## Part of a data file
━━━━━━━━━━━━━━━━━━━━

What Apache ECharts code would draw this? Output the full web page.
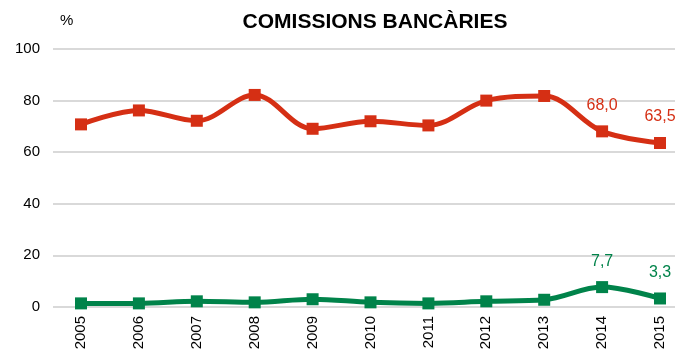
<!DOCTYPE html>
<html><head><meta charset="utf-8">
<script src="https://cdn.jsdelivr.net/npm/echarts@6/dist/echarts.min.js"></script>
<style>html,body{margin:0;padding:0;background:#fff}#c{width:675px;height:350px}</style>
</head><body><div id="c"></div>
<script>
const years = ['2005','2006','2007','2008','2009','2010','2011','2012','2013','2014','2015'];
const redValues = [70.7, 76.1, 72.1, 82.1, 69.0, 71.9, 70.3, 79.9, 81.7, 68.0, 63.5];
const greenValues = [1.4, 1.4, 2.2, 1.8, 3.0, 1.8, 1.4, 2.2, 2.8, 7.7, 3.3];
const yTicks = [0, 20, 40, 60, 80, 100];
const labeledFrom = 9;

const fmt = v => v.toFixed(1).replace('.', ',');
function mkSeries(vals, color) {
  return {
    type: 'line', smooth: 0.35, xAxisIndex: 1, yAxisIndex: 1,
    data: vals.map((v, i) => ({ value: v, label: { show: i >= labeledFrom } })),
    symbol: 'rect', symbolSize: 12,
    lineStyle: { color: color, width: 5 },
    itemStyle: { color: color },
    label: { position: 'top', distance: 12, color: color, fontSize: 16,
      fontFamily: 'Liberation Sans, Arial', formatter: p => fmt(p.value) },
    z: 3
  };
}
const TOP = 48.7, BOTTOM = 43;
const chart = echarts.init(document.getElementById('c'));
chart.setOption({
  animation: false,
  title: { text: 'COMISSIONS BANCÀRIES', left: 370, top: 7, textAlign: 'center',
    textStyle: { fontFamily: 'Liberation Sans, Arial', fontWeight: 'bold', fontSize: 21, color: '#000' } },
  graphic: [{ type: 'text', left: 60, top: 13, style: { text: '%', font: '15px Liberation Sans, Arial', fill: '#000' } }],
  grid: [
    { left: 53, right: 0, top: TOP, bottom: BOTTOM, outerBoundsMode: 'none' },
    { left: 81, right: 15, top: TOP, bottom: BOTTOM, outerBoundsMode: 'none' }
  ],
  xAxis: [
    { type: 'value', gridIndex: 0, show: false, min: 0, max: 1, splitLine: { show: false } },
    { type: 'category', gridIndex: 1, data: years, boundaryGap: false,
      axisLine: { show: false }, axisTick: { show: false }, splitLine: { show: false },
      axisLabel: { rotate: 90, fontSize: 15, color: '#000', fontFamily: 'Liberation Sans, Arial', margin: 9 } }
  ],
  yAxis: [
    { type: 'value', gridIndex: 0, min: 0, max: 100, interval: 20,
      axisLine: { show: false }, axisTick: { show: false },
      axisLabel: { fontSize: 15, color: '#000', fontFamily: 'Liberation Sans, Arial', margin: 13,
        formatter: v => yTicks.includes(v) ? String(v) : '' },
      splitLine: { lineStyle: { color: '#d9d9d9', width: 2 } } },
    { type: 'value', gridIndex: 1, min: 0, max: 100, interval: 20, show: false, splitLine: { show: false } }
  ],
  series: [mkSeries(redValues, '#d52f14'), mkSeries(greenValues, '#00834a')]
});
</script></body></html>
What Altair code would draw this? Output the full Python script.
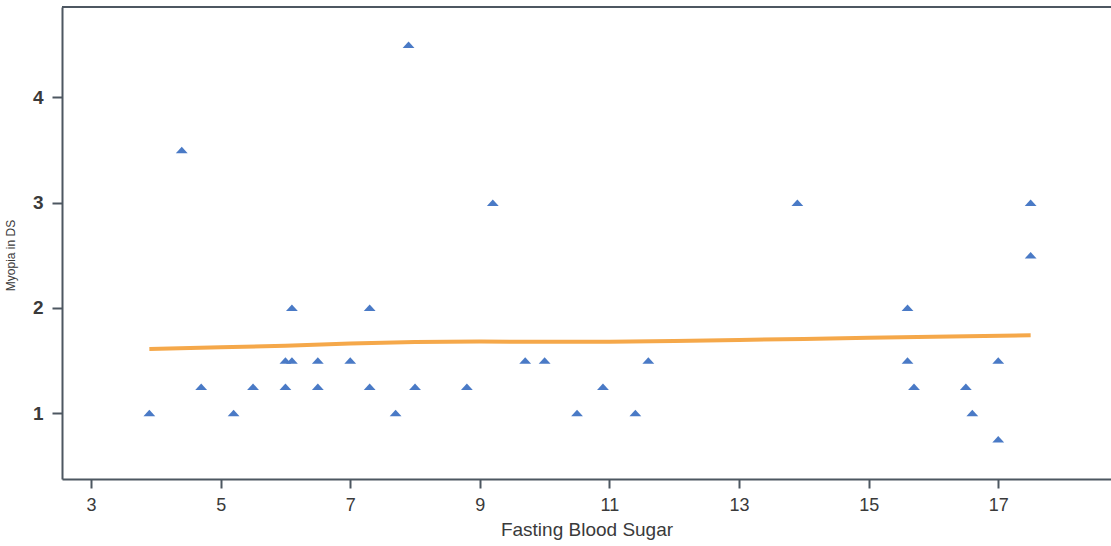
import altair as alt
import pandas as pd

# Scatter data: fasting blood sugar vs myopia in DS
fbs = [3.9, 4.4, 4.7, 5.2, 5.5, 6.0, 6.0, 6.1, 6.1, 6.5, 6.5, 7.0, 7.3, 7.3,
       7.7, 7.9, 8.0, 8.8, 9.2, 9.7, 10.0, 10.5, 10.9, 11.4, 11.6, 13.9,
       15.6, 15.6, 15.7, 16.5, 16.6, 17.0, 17.0, 17.5, 17.5]
myopia = [1.0, 3.5, 1.25, 1.0, 1.25, 1.5, 1.25, 2.0, 1.5, 1.5, 1.25, 1.5, 2.0, 1.25,
          1.0, 4.5, 1.25, 1.25, 3.0, 1.5, 1.5, 1.0, 1.25, 1.0, 1.5, 3.0,
          2.0, 1.5, 1.25, 1.25, 1.0, 1.5, 0.75, 3.0, 2.5]

# Smoothed fit line
fit_x = [3.9, 5, 6, 7, 8, 9, 10, 11, 12, 13, 14, 15, 16, 17.5]
fit_y = [1.61, 1.625, 1.64, 1.66, 1.675, 1.68, 1.677, 1.677, 1.685, 1.695, 1.705, 1.715, 1.725, 1.74]

x_ticks = [3, 5, 7, 9, 11, 13, 15, 17]
y_ticks = [1, 2, 3, 4]

pts = pd.DataFrame({"x": fbs, "y": myopia})
fit = pd.DataFrame({"x": fit_x, "y": fit_y})

W, H = 1049, 472
FRAME = "#4d5761"
TEXT = "#3a3a3a"

xscale = alt.Scale(domain=[2.552, 18.74], nice=False, zero=False)
yscale = alt.Scale(domain=[0.373, 4.86], nice=False, zero=False)

xaxis = alt.Axis(values=x_ticks, format="d", title="Fasting Blood Sugar", grid=False,
                 domainColor=FRAME, domainWidth=2, tickColor=FRAME, tickWidth=2,
                 tickSize=9, labelFont="Liberation Sans", labelFontSize=18,
                 labelColor=TEXT, labelPadding=8, titleFont="Liberation Sans",
                 titleFontSize=19, titleFontWeight="normal", titleColor=TEXT,
                 titlePadding=6)
yaxis = alt.Axis(values=y_ticks, format="d", title="Myopia in DS", grid=False,
                 domainColor=FRAME, domainWidth=2, tickColor=FRAME, tickWidth=2,
                 tickSize=10, labelFont="Liberation Sans", labelFontSize=19,
                 labelFontWeight="bold", labelColor=TEXT, labelPadding=9,
                 titleFont="Liberation Sans", titleFontSize=12,
                 titleFontWeight="normal", titleColor=TEXT,
                 titleX=-52, titleY=248, titleAngle=270, titleBaseline="middle",
                 titleAlign="center")

line = alt.Chart(fit).mark_line(color="#f5a84a", strokeWidth=4).encode(
    x=alt.X("x:Q", scale=xscale, axis=xaxis),
    y=alt.Y("y:Q", scale=yscale, axis=yaxis),
)

points = alt.Chart(pts).mark_point(
    shape="M-1,0.55L0,-0.55L1,0.55Z", filled=True, color="#4a7ac6",
    opacity=1, size=140,
).encode(
    x=alt.X("x:Q", scale=xscale),
    y=alt.Y("y:Q", scale=yscale),
)

top = alt.Chart(pd.DataFrame({"a": [0]})).mark_rule(color=FRAME, strokeWidth=2).encode(
    x=alt.value(0), x2=alt.value(W), y=alt.value(0)
)

chart = alt.layer(line, points, top).properties(
    width=W, height=H,
    autosize=alt.AutoSizeParams(type="none"),
    padding={"left": 62, "top": 7, "right": 0, "bottom": 67},
    background="white",
).configure_view(stroke=None)

chart.save("out.html", embed_options={"renderer": "svg", "actions": False})
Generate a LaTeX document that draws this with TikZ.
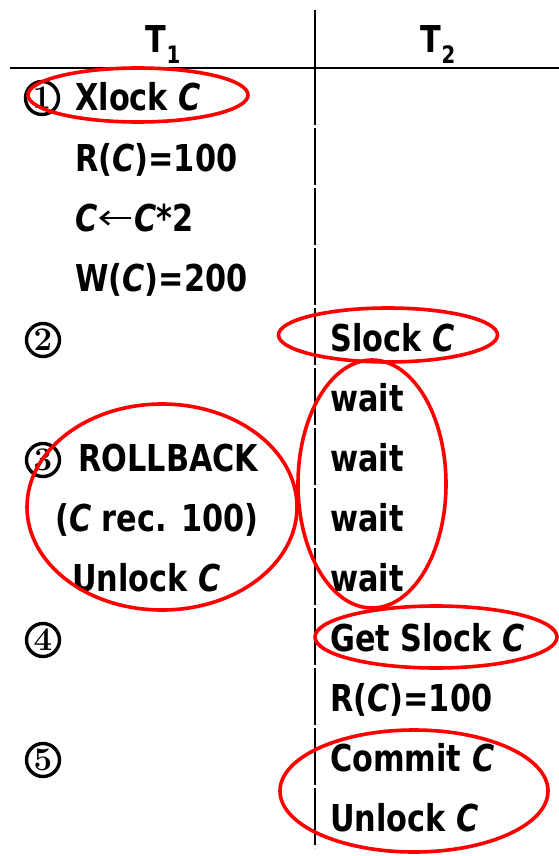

━━━━━━━━━━━━━━━━━━━━

## Exercise task
Repeat the listing verbatim. Skip the pictures.

## Right answer
What Apache ECharts code would draw this? Output the full web page.
<!DOCTYPE html>
<html><head><meta charset="utf-8">
<script src="https://cdn.jsdelivr.net/npm/echarts@6/dist/echarts.min.js"></script>
<style>html,body{margin:0;padding:0;background:#fff}#c{width:675px;height:350px}</style>
</head><body><div id="c"></div>
<script>
const years = ['2005','2006','2007','2008','2009','2010','2011','2012','2013','2014','2015'];
const redValues = [70.7, 76.1, 72.1, 82.1, 69.0, 71.9, 70.3, 79.9, 81.7, 68.0, 63.5];
const greenValues = [1.4, 1.4, 2.2, 1.8, 3.0, 1.8, 1.4, 2.2, 2.8, 7.7, 3.3];
const yTicks = [0, 20, 40, 60, 80, 100];
const labeledFrom = 9;

const fmt = v => v.toFixed(1).replace('.', ',');
function mkSeries(vals, color) {
  return {
    type: 'line', smooth: 0.35, xAxisIndex: 1, yAxisIndex: 1,
    data: vals.map((v, i) => ({ value: v, label: { show: i >= labeledFrom } })),
    symbol: 'rect', symbolSize: 12,
    lineStyle: { color: color, width: 5 },
    itemStyle: { color: color },
    label: { position: 'top', distance: 12, color: color, fontSize: 16,
      fontFamily: 'Liberation Sans, Arial', formatter: p => fmt(p.value) },
    z: 3
  };
}
const TOP = 48.7, BOTTOM = 43;
const chart = echarts.init(document.getElementById('c'));
chart.setOption({
  animation: false,
  title: { text: 'COMISSIONS BANCÀRIES', left: 370, top: 7, textAlign: 'center',
    textStyle: { fontFamily: 'Liberation Sans, Arial', fontWeight: 'bold', fontSize: 21, color: '#000' } },
  graphic: [{ type: 'text', left: 60, top: 13, style: { text: '%', font: '15px Liberation Sans, Arial', fill: '#000' } }],
  grid: [
    { left: 53, right: 0, top: TOP, bottom: BOTTOM, outerBoundsMode: 'none' },
    { left: 81, right: 15, top: TOP, bottom: BOTTOM, outerBoundsMode: 'none' }
  ],
  xAxis: [
    { type: 'value', gridIndex: 0, show: false, min: 0, max: 1, splitLine: { show: false } },
    { type: 'category', gridIndex: 1, data: years, boundaryGap: false,
      axisLine: { show: false }, axisTick: { show: false }, splitLine: { show: false },
      axisLabel: { rotate: 90, fontSize: 15, color: '#000', fontFamily: 'Liberation Sans, Arial', margin: 9 } }
  ],
  yAxis: [
    { type: 'value', gridIndex: 0, min: 0, max: 100, interval: 20,
      axisLine: { show: false }, axisTick: { show: false },
      axisLabel: { fontSize: 15, color: '#000', fontFamily: 'Liberation Sans, Arial', margin: 13,
        formatter: v => yTicks.includes(v) ? String(v) : '' },
      splitLine: { lineStyle: { color: '#d9d9d9', width: 2 } } },
    { type: 'value', gridIndex: 1, min: 0, max: 100, interval: 20, show: false, splitLine: { show: false } }
  ],
  series: [mkSeries(redValues, '#d52f14'), mkSeries(greenValues, '#00834a')]
});
</script></body></html>
What Altair code would draw this? Output the full Python script.
import altair as alt
import pandas as pd

# Scatter data: fasting blood sugar vs myopia in DS
fbs = [3.9, 4.4, 4.7, 5.2, 5.5, 6.0, 6.0, 6.1, 6.1, 6.5, 6.5, 7.0, 7.3, 7.3,
       7.7, 7.9, 8.0, 8.8, 9.2, 9.7, 10.0, 10.5, 10.9, 11.4, 11.6, 13.9,
       15.6, 15.6, 15.7, 16.5, 16.6, 17.0, 17.0, 17.5, 17.5]
myopia = [1.0, 3.5, 1.25, 1.0, 1.25, 1.5, 1.25, 2.0, 1.5, 1.5, 1.25, 1.5, 2.0, 1.25,
          1.0, 4.5, 1.25, 1.25, 3.0, 1.5, 1.5, 1.0, 1.25, 1.0, 1.5, 3.0,
          2.0, 1.5, 1.25, 1.25, 1.0, 1.5, 0.75, 3.0, 2.5]

# Smoothed fit line
fit_x = [3.9, 5, 6, 7, 8, 9, 10, 11, 12, 13, 14, 15, 16, 17.5]
fit_y = [1.61, 1.625, 1.64, 1.66, 1.675, 1.68, 1.677, 1.677, 1.685, 1.695, 1.705, 1.715, 1.725, 1.74]

x_ticks = [3, 5, 7, 9, 11, 13, 15, 17]
y_ticks = [1, 2, 3, 4]

pts = pd.DataFrame({"x": fbs, "y": myopia})
fit = pd.DataFrame({"x": fit_x, "y": fit_y})

W, H = 1049, 472
FRAME = "#4d5761"
TEXT = "#3a3a3a"

xscale = alt.Scale(domain=[2.552, 18.74], nice=False, zero=False)
yscale = alt.Scale(domain=[0.373, 4.86], nice=False, zero=False)

xaxis = alt.Axis(values=x_ticks, format="d", title="Fasting Blood Sugar", grid=False,
                 domainColor=FRAME, domainWidth=2, tickColor=FRAME, tickWidth=2,
                 tickSize=9, labelFont="Liberation Sans", labelFontSize=18,
                 labelColor=TEXT, labelPadding=8, titleFont="Liberation Sans",
                 titleFontSize=19, titleFontWeight="normal", titleColor=TEXT,
                 titlePadding=6)
yaxis = alt.Axis(values=y_ticks, format="d", title="Myopia in DS", grid=False,
                 domainColor=FRAME, domainWidth=2, tickColor=FRAME, tickWidth=2,
                 tickSize=10, labelFont="Liberation Sans", labelFontSize=19,
                 labelFontWeight="bold", labelColor=TEXT, labelPadding=9,
                 titleFont="Liberation Sans", titleFontSize=12,
                 titleFontWeight="normal", titleColor=TEXT,
                 titleX=-52, titleY=248, titleAngle=270, titleBaseline="middle",
                 titleAlign="center")

line = alt.Chart(fit).mark_line(color="#f5a84a", strokeWidth=4).encode(
    x=alt.X("x:Q", scale=xscale, axis=xaxis),
    y=alt.Y("y:Q", scale=yscale, axis=yaxis),
)

points = alt.Chart(pts).mark_point(
    shape="M-1,0.55L0,-0.55L1,0.55Z", filled=True, color="#4a7ac6",
    opacity=1, size=140,
).encode(
    x=alt.X("x:Q", scale=xscale),
    y=alt.Y("y:Q", scale=yscale),
)

top = alt.Chart(pd.DataFrame({"a": [0]})).mark_rule(color=FRAME, strokeWidth=2).encode(
    x=alt.value(0), x2=alt.value(W), y=alt.value(0)
)

chart = alt.layer(line, points, top).properties(
    width=W, height=H,
    autosize=alt.AutoSizeParams(type="none"),
    padding={"left": 62, "top": 7, "right": 0, "bottom": 67},
    background="white",
).configure_view(stroke=None)

chart.save("out.html", embed_options={"renderer": "svg", "actions": False})
Generate a LaTeX document that draws this with TikZ.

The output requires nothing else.